Are you looking for ways to reduce your water bill? Consider some of these water conservation tips, and avoid sending unnecessary water - and money - down the drain.
Water Conservation Tips
In Ontario, the greatest water uses in an average home are:
- Toilet (45%)
- Showers (30%)
- Laundry (20%)
- Drinking and cooking (5%)
Here are some tips and tricks to help households reduce water consumption.
Be aware of your water use, and consider ways to use less.
Around the House
- Turn off the tap when brushing teeth.
- Keep a jug of water in the fridge instead of running the tap to get cold water.
- Wash your fruit and vegetables in a pan instead of running water from the tap.
- Don’t use running water to thaw food. For water efficiency and food safety, defrost food in the refrigerator.
- Shorten your shower by a minute or two and save up 550L per week.
Outside Water Conservation
- Cut grass to a higher level (5-8cm). Taller grass shades roots and holds soil moisture better than short grass.
- Avoid children’s recreational water toys that requires a constant flow of water. Consider a small kiddie pool instead.
- Water vegetable gardens in the morning or evening, near the roots, and by hand.
- Install a rain barrel (with proper mosquito screening) and use it to water your lawn and plants.
- Follow Middlesex Centre's alternate day summer water restrictions when watering your lawn.
Locate and repair leaks to save water, money and to prevent potentially costly property damage.
- Check for toilet leaks: Add a few drops of food colouring into the toilet tanks and wait a few minutes. If, without flushing, the colour appears in the bowl, you have a leak.

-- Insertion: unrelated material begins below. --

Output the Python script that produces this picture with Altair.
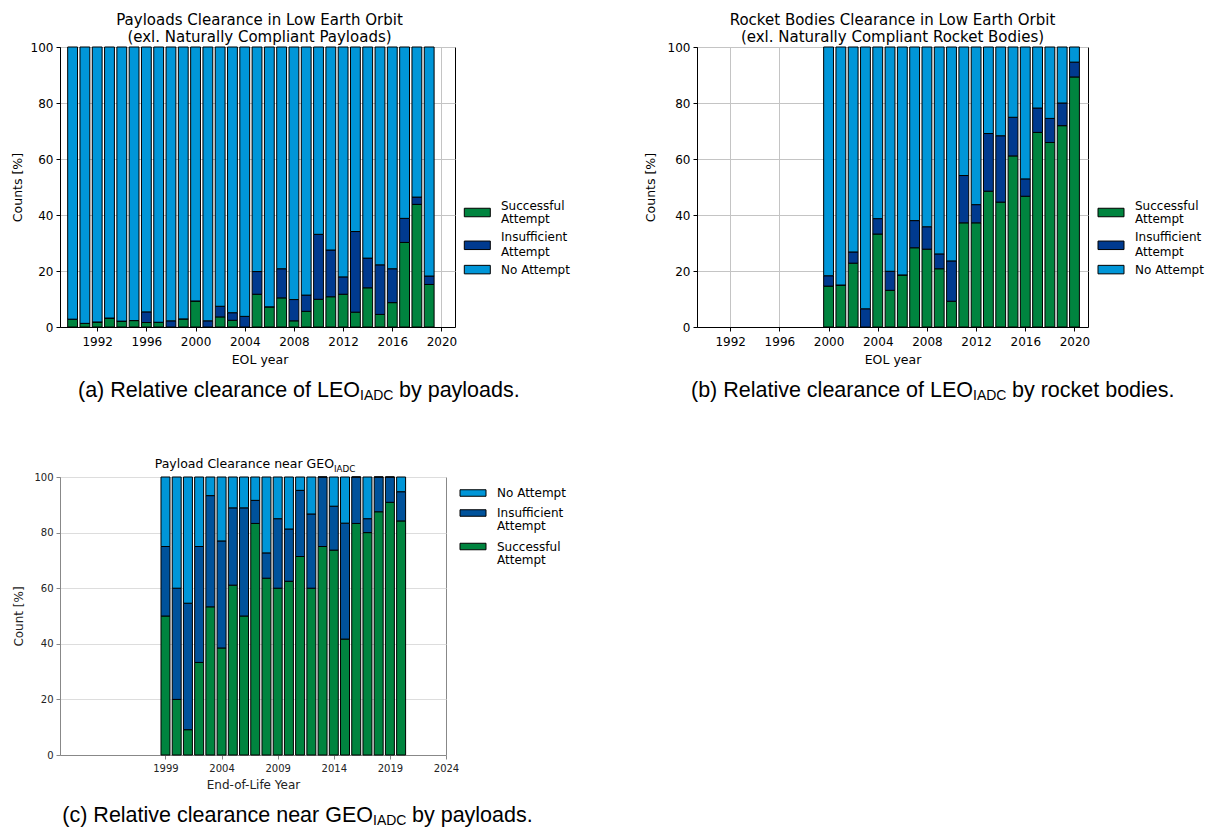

- Check for leaks in pipes and fittings: A leak of only one drop per second wastes up to 10,000L of water annually.
Install water saving devices on existing on existing fixtures. Select water efficient devices when replacing older, water guzzling fixtures and appliances.
- Low-flow shower head can save up to 7.5L of water per minute.
- Faucet aerator can reduce water use by 25%.
- Older toilets use about 20L per flush. Consider installing a low-flow toilet, which typical use only 6L per flush.